A recent study has brought to light a startling statistic: 90 per cent of spreadsheets containing more than 150 rows have at least one significant error. This finding underscores the inherent risks in the widespread use of spreadsheets, a tool integral to numerous business operations worldwide.
The very flexibility that has made spreadsheets a cornerstone in various industries is also a contributing factor to these errors. Despite advancements like the integration of Python scripting in Excel, human error remains the primary culprit behind spreadsheet-related issues.

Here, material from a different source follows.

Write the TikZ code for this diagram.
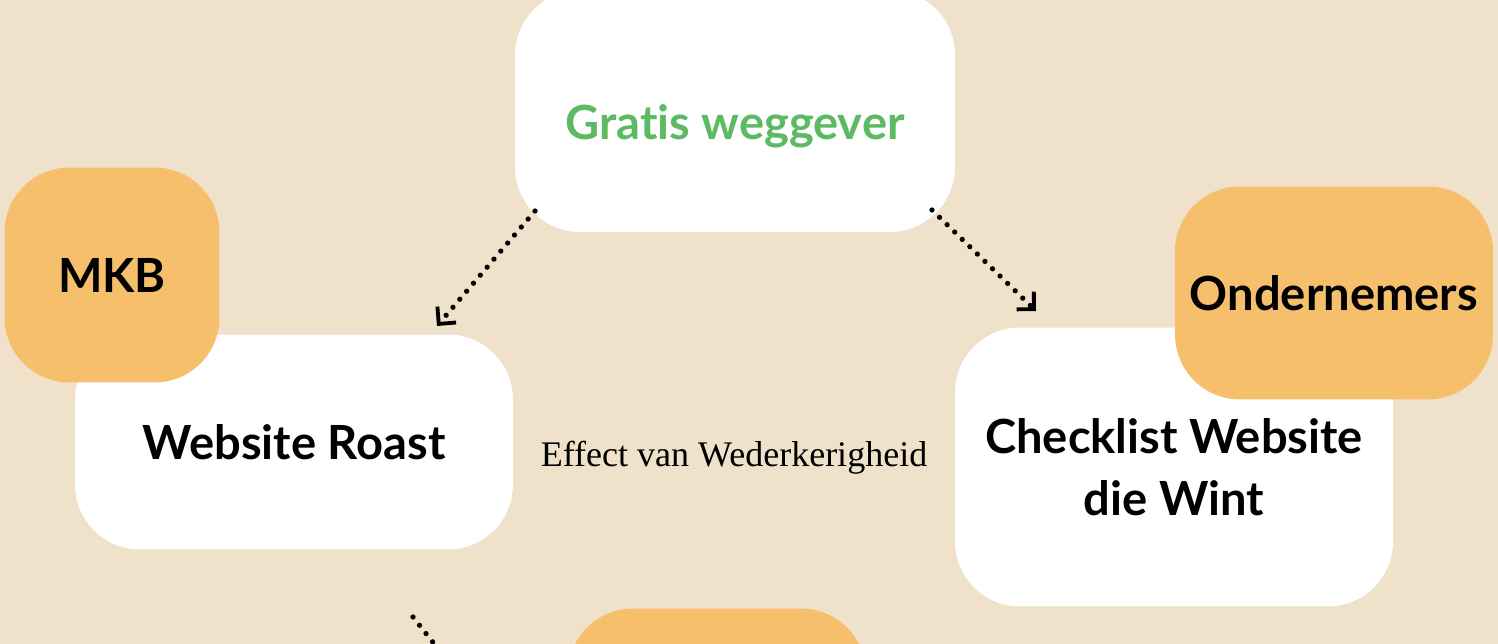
\documentclass[tikz,border=0pt]{standalone}
\usepackage{fontspec}
\setmainfont{Lato}[RawFeature=-liga]
\newfontfamily\seriffont{Liberation Serif}
\usetikzlibrary{arrows.meta}
\definecolor{bgsand}{HTML}{F0E1CA}
\definecolor{boxorange}{HTML}{F5BF6C}
\definecolor{textgreen}{HTML}{5CBA62}
\tikzset{
	whitebox/.style={fill=white, rounded corners=1.3cm, inner sep=0pt, font=\bfseries\fontsize{26.8}{35}\selectfont, align=center},
	orangebox/.style={fill=boxorange, rounded corners=1.3cm, inner sep=0pt, font=\bfseries\fontsize{26.8}{35}\selectfont, align=center},
	dotarrow/.style={line width=3pt, line cap=round, dash pattern=on 0pt off 6pt, -{Straight Barb[length=7pt,width=14pt,line width=2.2pt]}}
}
\begin{document}
\begin{tikzpicture}[x=0.02cm, y=-0.02cm]

	% background
	\fill[bgsand] (0,0) rectangle (1498,644);
	\useasboundingbox (0,0) rectangle (1498,644);
	\clip (0,0) rectangle (1498,644);

	% white boxes
	\node[whitebox, minimum width=8.8cm, minimum height=4.84cm] (gratis) at (735,111) {};
	\node[font=\bfseries\fontsize{26.8}{35}\selectfont, text=textgreen] (gratistext) at (735,126) {Gratis weggever};
	\node[whitebox, minimum width=8.76cm, minimum height=4.3cm] (roast) at (294,442) {Website Roast};
	\node[whitebox, minimum width=8.76cm, minimum height=5.58cm] (checklist) at (1174,467) {Checklist Website\\die Wint};

	% orange boxes
	\node[orangebox, minimum width=4.3cm, minimum height=4.3cm] (mkb) at (112,275) {MKB};
	\node[orangebox, minimum width=6.36cm, minimum height=4.26cm] (ondernemers) at (1334,293) {Ondernemers};
	\node[orangebox, minimum width=5.96cm, minimum height=4.3cm] (bottom) at (717,716) {};

	% label
	\node[font=\seriffont\fontsize{20.5}{24}\selectfont] (effect) at (734,458) {Effect van Wederkerigheid};

	% arrows
	\coordinate (a1) at (535,211);
	\coordinate (b1) at (437,326);
	\coordinate (a2) at (932,210);
	\coordinate (b2) at (1036,311);
	\coordinate (a3) at (413,617);
	\coordinate (b3) at (450,664);
	\draw[dotarrow] (a1) -- (b1);
	\draw[dotarrow] (a2) -- (b2);
	\draw[dotarrow, -] (a3) -- (b3);

\end{tikzpicture}
\end{document}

Occasionally, these errors have led to high-profile incidents. For instance, the Police Service of Northern Ireland suffered a massive data leak due to a spreadsheet error, compromising the personal details of 10,000 officers. In Wales, a spreadsheet mistake significantly disrupted the recruitment process for trainee anesthetists, mistakenly classifying all candidates as “unappointable.” Financial blunders include Crypto.com erroneously transferring $10.5 million instead of $100 to a customer and an Icelandic bank undervaluing its shares by millions due to a spreadsheet error.

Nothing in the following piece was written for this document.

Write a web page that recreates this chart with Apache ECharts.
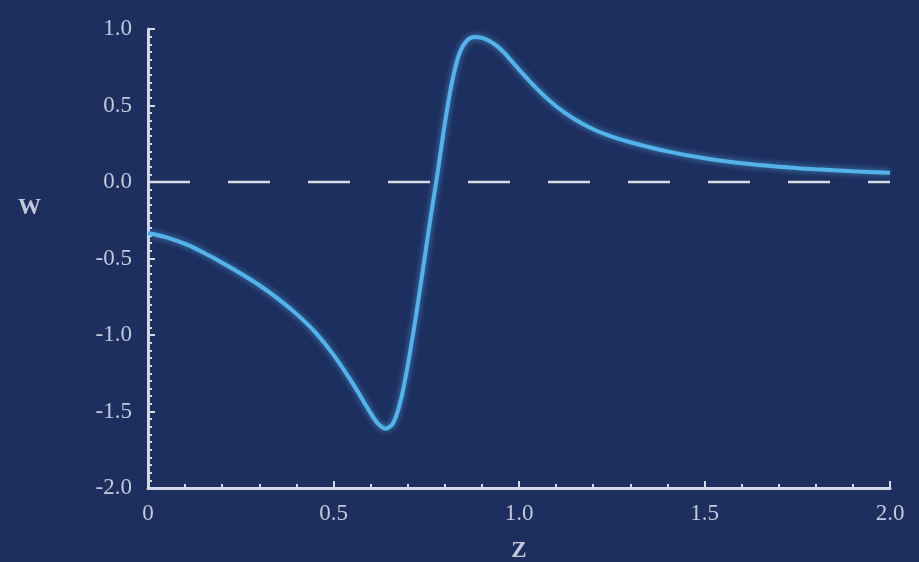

The lack of published examples from the U.S. or Canada doesn’t mean such errors are non-existent in these regions. In fact, for every major spreadsheet error that makes the news, countless others occur daily in various organizations.

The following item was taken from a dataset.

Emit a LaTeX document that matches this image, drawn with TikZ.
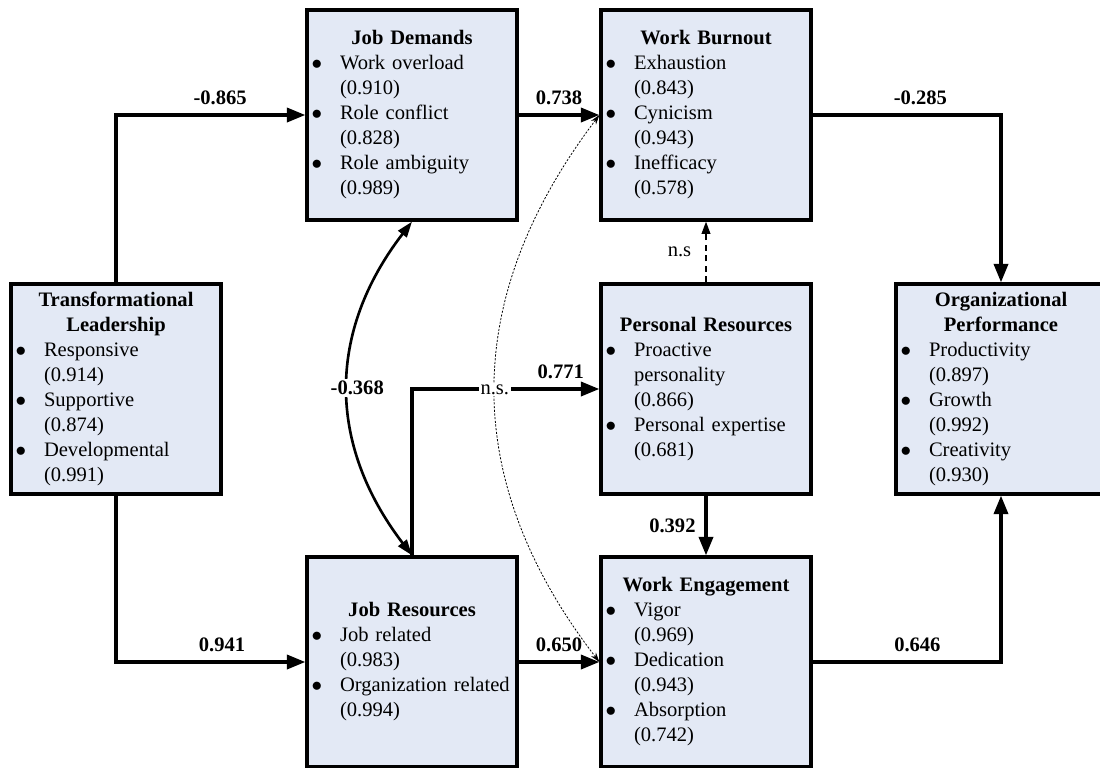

According to an article from The Conversation, these widespread errors often stem from a lack of standardization in spreadsheet formatting and structure. This issue, combined with the prevalent practice of manual data entry, significantly increases the likelihood of mistakes.
The study suggests that it might be time for organizations to adopt more standardized practices in spreadsheet usage. Improving training for users and fostering a culture that encourages critical thinking in spreadsheet creation and maintenance could be key steps in mitigating these risks.
This situation brings to mind a famous line from Spiderman’s Uncle Ben: “With great power comes great responsibility.” As spreadsheets continue to be powerful tools for data management and analysis, the responsibility to use them accurately and effectively becomes increasingly important.